MSV who  hailed from Elapully hamlet near Palakkad, MSV, came to Coimbatore as a little boy in the early 1940s as an errand boy supplying tea and coffee for artistes at the Jupiter Pictures established by two businessmen Somasundaram and SK Mohideen in Kovai.
 
The Jupiter Pictures which owned the Central Studio was then situated near the  Rajalakshmi Mills on Trichy Road. It was in the portals of the Jupiter Pictures that MSV got associated with music composer S M. Subbiah Naidu, the head of music department at Jupiter Pictures. 
 
Subbiah saw huge talent in the boy and exposed him to the world of music. Rajesh Govindarajulu, former governing council member of INTACH and a film historian told DC that MSV had also been visiting the Patchiraja Studio located at Puliyakulam.
 
However the Jupiter Picture owners decided to shift their company to Madras, as they felt that running  film studios in Coimbatore was turning out to be a costly affair. When they downsized, MSV was sacked.  
 
But S. M. Subbiah Naidu was adamant and retained his assistant who carried his harmonium. It was only later that Jupiter Somu came to know that MSV had assisted in composition of several songs for SM Subbiah. 
 
Making his maiden stage performance at the age of 13, MSV rose to dizzying heights to score over 1200 songs in Tamil, Telugu, Malayalam, Hindi.
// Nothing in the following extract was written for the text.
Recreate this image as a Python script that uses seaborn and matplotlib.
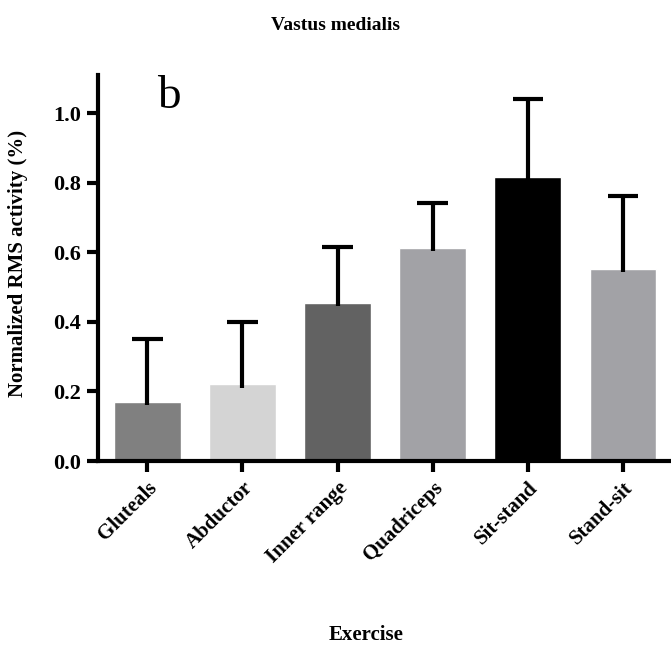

He individually set the background score for 500 films. 
 
Rajesh Govindarajulu, citing a book on Jupiter Pictures authored by M. Habibullah, the son of the founder of Jupiter Pictures S.K. Mohideen, states that MS V aspired to become an actor and a playback singer but had played harmonium in a musical troupe of Subburaman, a music composer, where T.K. Ramamoorthy joined as a percussionist. 
Following Subburaman’s sudden demise, both MSV and TK Ramamoorthy completed the films that were left half-finished. 
 
The duo started their journey from the film Panam and went on till Aayirathil Oruvan where they had scored over 700 films together giving some of the best melodies popular even now among the present generation. MSV became ‘Mellisai Mannar’ that was conferred by Sivaji Ganesan at Triplicane Cultural Academy in 1963. 
 
And it was Jayalalithaa, who conferred Thirai Isai Chakravarthy (The Emperor of Cine Music) title on him in August 2012 and presented him with 60 gold coins and a brand new car as token of his contribution to filmdom.